Marek: Pascal’s work is a great example of how the atompunk style can function in the contemporary world. Our inspirations have similar roots, yet for the most part, we’re reaching for more classic works of Chris Foss, Chesley Bonestell, or Syd Mead. We also often researched the actual design of Soviet spacecraft, vehicles, and costumes from the early era of the space race.
Games are an amazing mashup of visuals, narratives, mechanics, and sound. How do you go about translating something from the page into something that is effectively far more complex and delicate?
Marek: I’m glad you asked this. Starward Industries wants to excel in providing narrative gameplay, in the sense that every single part contributes to telling the story. To embed this approach into gameplay, we break down the story into several layers, deciding what exactly we want to deliver in terms of setting, characters, interactions and emotions, events, facts, storyline.

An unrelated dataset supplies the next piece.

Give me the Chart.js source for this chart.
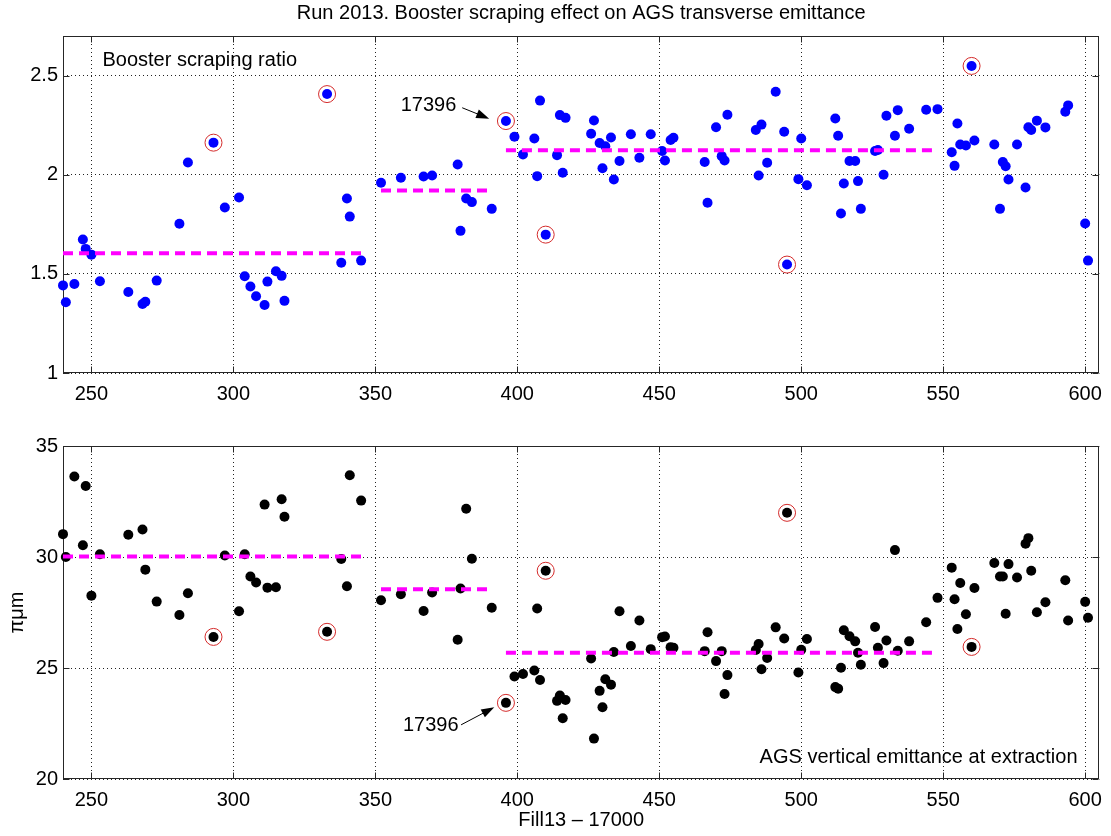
<!DOCTYPE html>
<html>
<head>
<meta charset="utf-8">
<title>Run 2013. Booster scraping effect on AGS transverse emittance</title>
<script src="https://cdn.jsdelivr.net/npm/chart.js@4.4.1/dist/chart.umd.min.js"></script>
<style>
  body { margin: 0; background: #fff; }
  #wrap { position: relative; width: 1111px; height: 836px; }
  canvas { position: absolute; left: 0; }
  #top { top: 0; }
  #bottom { top: 410px; }
</style>
</head>
<body>
<div id="wrap">
  <canvas id="top" width="1111" height="410"></canvas>
  <canvas id="bottom" width="1111" height="426"></canvas>
</div>
<script>
// fill number - 17000
const fills = [
  240, 241, 244, 247, 248, 250, 253, 263, 268, 269, 273, 281, 284, 293, 297, 302, 304, 306, 308, 311,
  312, 315, 317, 318, 333, 338, 340, 341, 345, 352, 359, 367, 370, 379, 380, 382, 384, 391, 396, 399,
  402, 406, 407, 408, 410, 414, 415, 416, 417, 426, 427, 429, 430, 431, 433, 434, 436, 440, 443, 447,
  451, 452, 454, 455, 466, 467, 470, 472, 473, 474, 484, 485, 486, 488, 491, 494, 495, 499, 500, 502,
  512, 513, 514, 515, 517, 519, 520, 521, 526, 527, 529, 530, 533, 534, 538, 544, 548, 553, 554, 555,
  556, 558, 560, 561, 568, 570, 571, 572, 573, 576, 579, 580, 581, 583, 586, 593, 594, 600, 601
];
// booster scraping ratio
const ratio = [
  1.442, 1.357, 1.449, 1.673, 1.626, 1.597, 1.463, 1.409, 1.348, 1.359, 1.466, 1.753, 2.062, 2.162, 1.835, 1.885, 1.488, 1.436, 1.387, 1.343,
  1.461, 1.513, 1.490, 1.364, 2.407, 1.556, 1.880, 1.789, 1.567, 1.960, 1.985, 1.991, 1.996, 2.052, 1.717, 1.880, 1.862, 1.828, 2.271, 2.192,
  2.102, 2.183, 1.993, 2.374, 1.698, 2.099, 2.301, 2.010, 2.287, 2.207, 2.274, 2.160, 2.033, 2.144, 2.188, 1.976, 2.069, 2.204, 2.086, 2.204,
  2.120, 2.072, 2.175, 2.187, 2.064, 1.859, 2.240, 2.094, 2.072, 2.303, 2.226, 1.996, 2.253, 2.061, 2.419, 2.217, 1.547, 1.978, 2.183, 1.947,
  2.284, 2.197, 1.805, 1.956, 2.069, 2.069, 1.968, 1.828, 2.120, 2.125, 2.000, 2.298, 2.197, 2.326, 2.232, 2.328, 2.331, 2.114, 2.045, 2.259,
  2.153, 2.148, 2.549, 2.173, 2.153, 1.828, 2.064, 2.043, 1.976, 2.153, 1.936, 2.240, 2.226, 2.273, 2.239, 2.318, 2.350, 1.754, 1.567
];
// AGS vertical emittance at extraction, pi um
const emittance = [
  31.03, 30.00, 33.63, 30.53, 33.20, 28.26, 30.12, 31.00, 31.24, 29.43, 27.99, 27.39, 28.37, 26.40, 30.07, 27.56, 30.12, 29.12, 28.85, 32.36,
  28.62, 28.64, 32.60, 31.81, 26.63, 29.91, 28.68, 33.68, 32.54, 28.05, 28.32, 27.57, 28.40, 26.27, 28.58, 32.17, 29.92, 27.71, 23.43, 24.62,
  24.73, 24.89, 27.68, 24.46, 29.38, 23.52, 23.76, 22.74, 23.56, 25.43, 21.82, 23.97, 23.23, 24.49, 24.25, 25.72, 27.56, 25.99, 27.14, 25.85,
  26.39, 26.42, 25.94, 25.91, 25.76, 26.61, 25.31, 25.76, 23.83, 24.68, 25.81, 26.08, 24.94, 25.45, 26.83, 26.33, 31.99, 24.80, 25.82, 26.31,
  24.14, 24.07, 25.01, 26.70, 26.43, 26.20, 25.69, 25.15, 26.85, 25.91, 25.22, 26.24, 30.31, 25.78, 26.20, 27.06, 28.16, 29.52, 28.10, 26.76,
  28.83, 27.42, 25.95, 28.60, 29.73, 29.12, 29.12, 27.44, 29.68, 29.08, 30.60, 30.85, 29.38, 27.51, 27.96, 28.95, 27.14, 27.98, 27.26
];
// fills marked with a red ring
const circled = [293, 333, 396, 410, 495, 560];
// mean level per period: first fill, last fill, value
const ratioMeans = [[240, 345, 1.604], [352, 391, 1.921], [396, 548, 2.124]];
const emitMeans = [[240, 345, 30.02], [352, 391, 28.55], [396, 548, 25.69]];
// tick labels
const xTicks = [250, 300, 350, 400, 450, 500, 550, 600];
const ratioTicks = [1, 1.5, 2, 2.5];
const emitTicks = [20, 25, 30, 35];

const font = "'Liberation Sans', Arial, Helvetica, sans-serif";
Chart.defaults.font.family = font;
Chart.defaults.font.size = 20;
Chart.defaults.color = '#000';

// axes box with inward tick marks, like matlab
const frame = {
  id: 'frame',
  beforeDatasetsDraw(chart) {
    const { ctx, chartArea: a, scales: { x, y } } = chart;
    const l = Math.round(a.left) + 0.5, r = Math.round(a.right) - 0.5;
    const t = Math.round(a.top) + 0.5, b = Math.round(a.bottom) - 0.5;
    ctx.save();
    ctx.strokeStyle = '#262626';
    ctx.lineWidth = 1;
    ctx.beginPath();
    x.ticks.forEach((tk) => {
      const px = Math.round(x.getPixelForValue(tk.value)) + 0.5;
      ctx.moveTo(px, b); ctx.lineTo(px, b - 6);
      ctx.moveTo(px, t); ctx.lineTo(px, t + 6);
    });
    y.ticks.forEach((tk) => {
      const py = Math.round(y.getPixelForValue(tk.value)) + 0.5;
      ctx.moveTo(l, py); ctx.lineTo(l + 6, py);
      ctx.moveTo(r, py); ctx.lineTo(r - 6, py);
    });
    ctx.stroke();
    ctx.strokeRect(l, t, r - l, b - t);
    ctx.restore();
  }
};

// title centred over the plot area (not the whole canvas)
function heading(text) {
  return {
    id: 'heading',
    afterDraw(chart) {
      const { ctx, chartArea: a } = chart;
      ctx.save();
      ctx.fillStyle = '#000';
      ctx.font = '20px ' + font;
      ctx.textAlign = 'center';
      ctx.textBaseline = 'middle';
      ctx.fillText(text, (a.left + a.right) / 2, 13);
      ctx.restore();
    }
  };
}

// text labels and arrows, placed in data coordinates
function notes(texts, arrows) {
  return {
    id: 'notes',
    afterDatasetsDraw(chart) {
      const { ctx, scales: { x, y } } = chart;
      ctx.save();
      ctx.fillStyle = '#000';
      ctx.strokeStyle = '#000';
      ctx.lineWidth = 1;
      ctx.font = '20px ' + font;
      ctx.textBaseline = 'middle';
      texts.forEach((t) => {
        ctx.textAlign = t.align;
        ctx.fillText(t.text, x.getPixelForValue(t.x), y.getPixelForValue(t.y));
      });
      arrows.forEach(([x0, y0, x1, y1]) => {
        const ax = x.getPixelForValue(x0), ay = y.getPixelForValue(y0);
        const bx = x.getPixelForValue(x1), by = y.getPixelForValue(y1);
        const c = Math.cos(Math.atan2(by - ay, bx - ax));
        const s = Math.sin(Math.atan2(by - ay, bx - ax));
        ctx.beginPath();
        ctx.moveTo(ax, ay);
        ctx.lineTo(bx - 12 * c, by - 12 * s);
        ctx.stroke();
        ctx.beginPath();
        ctx.moveTo(bx, by);
        ctx.lineTo(bx - 13 * c + 4.5 * s, by - 13 * s - 4.5 * c);
        ctx.lineTo(bx - 13 * c - 4.5 * s, by - 13 * s + 4.5 * c);
        ctx.closePath();
        ctx.fill();
      });
      ctx.restore();
    }
  };
}

function points(vals) {
  return fills.map((f, i) => ({ x: f, y: vals[i] }));
}

function meanSets(means) {
  return means.map(([from, to, v]) => ({
    data: [{ x: from, y: v }, { x: to, y: v }],
    showLine: true,
    borderColor: '#ff00ff',
    borderWidth: 4,
    borderDash: [10, 6],
    pointRadius: 0,
    clip: false
  }));
}

function axis(min, max, tickList, extra) {
  return Object.assign({
    type: 'linear',
    min: min,
    max: max,
    afterBuildTicks: (s) => { s.ticks = tickList.map((v) => ({ value: v })); },
    grid: { color: '#222', lineWidth: 1, drawTicks: false },
    border: { display: false, dash: [1, 3] }
  }, extra);
}

function makeChart(id, vals, dotColor, means, yMin, yMax, yTicks, opts) {
  return new Chart(document.getElementById(id), {
    type: 'scatter',
    data: {
      datasets: [
        ...meanSets(means),
        {
          data: points(vals).filter((p) => circled.includes(p.x)),
          pointRadius: 8.5,
          pointBackgroundColor: 'rgba(0,0,0,0)',
          pointBorderColor: '#d42a2a',
          pointBorderWidth: 1,
          clip: false
        },
        {
          data: points(vals),
          pointRadius: 5,
          pointBackgroundColor: dotColor,
          pointBorderWidth: 0,
          clip: false
        }
      ]
    },
    options: {
      responsive: false,
      animation: false,
      events: [],
      layout: { padding: { left: 0, right: 11, top: 36, bottom: 0 } },
      plugins: {
        legend: { display: false },
        tooltip: { enabled: false },
        title: { display: false }
      },
      scales: {
        x: axis(240, 605, xTicks, {
          ticks: { padding: 9, callback: (v) => String(v), autoSkip: false, maxRotation: 0 },
          title: opts.xTitle,
          afterFit: (s) => { s.height = opts.xHeight; }
        }),
        y: axis(yMin, yMax, yTicks, {
          ticks: { padding: 5, callback: (v) => String(v), autoSkip: false },
          title: opts.yTitle,
          afterFit: (s) => { s.width = 63; }
        })
      }
    },
    plugins: [frame, ...opts.extra]
  });
}

makeChart('top', ratio, '#0000ff', ratioMeans, 1, 2.7, ratioTicks, {
  xTitle: { display: false },
  yTitle: { display: false },
  xHeight: 37,
  extra: [
    heading('Run 2013. Booster scraping effect on AGS transverse emittance'),
    notes(
      [
        { text: 'Booster scraping ratio', x: 253.9, y: 2.576, align: 'left' },
        { text: '17396', x: 378.5, y: 2.348, align: 'right' }
      ],
      [[380.6, 2.338, 390.1, 2.283]]
    )
  ]
});

makeChart('bottom', emittance, '#000000', emitMeans, 20, 35, emitTicks, {
  xTitle: { display: true, text: 'Fill13 \u2013 17000', font: { size: 20 }, padding: { top: 0, bottom: 4 } },
  yTitle: { display: true, text: '\u03c0\u03bcm', font: { size: 20 }, padding: { top: 5, bottom: 0 } },
  xHeight: 57,
  extra: [
    notes(
      [
        { text: '17396', x: 379.3, y: 22.42, align: 'right' },
        { text: 'AGS vertical emittance at extraction', x: 597.3, y: 20.99, align: 'right' }
      ],
      [[380.2, 22.44, 391.9, 23.23]]
    )
  ]
});
</script>
</body>
</html>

Then we design so-called storytelling tools which include UI, environments, motion, sounds, voices, and start putting it all together in a carefully controlled and directed interactive experience.
In a hypothetical situation, what would be your dream follow up project after The Invincible? Would you once again seek inspiration from an author like Lem, or is there perhaps a story that the team would love to tell that is entirely its own?
Marek: Our biggest dream is to deliver a product that is going to be remembered as a fresh take on highly narrative gaming. Only, by the way, we will be implanting ideas, thoughts, and concepts of Lem into the minds of gamers. There are no shortcuts. Solid gameplay and a strong narrative is our aim, and once we’ve released The Invincible, I’m sure there will be many new opportunities. Whether to follow up to the story, or to look at other works of Lem, or to try something completely new, I don’t know yet. Certainly, the choice will depend on the level of expected emotional involvement, and the opportunity to deliver great storytelling in further games.
The Invincible will launch on PlayStation 5, Xbox Series X, and PC in 2021.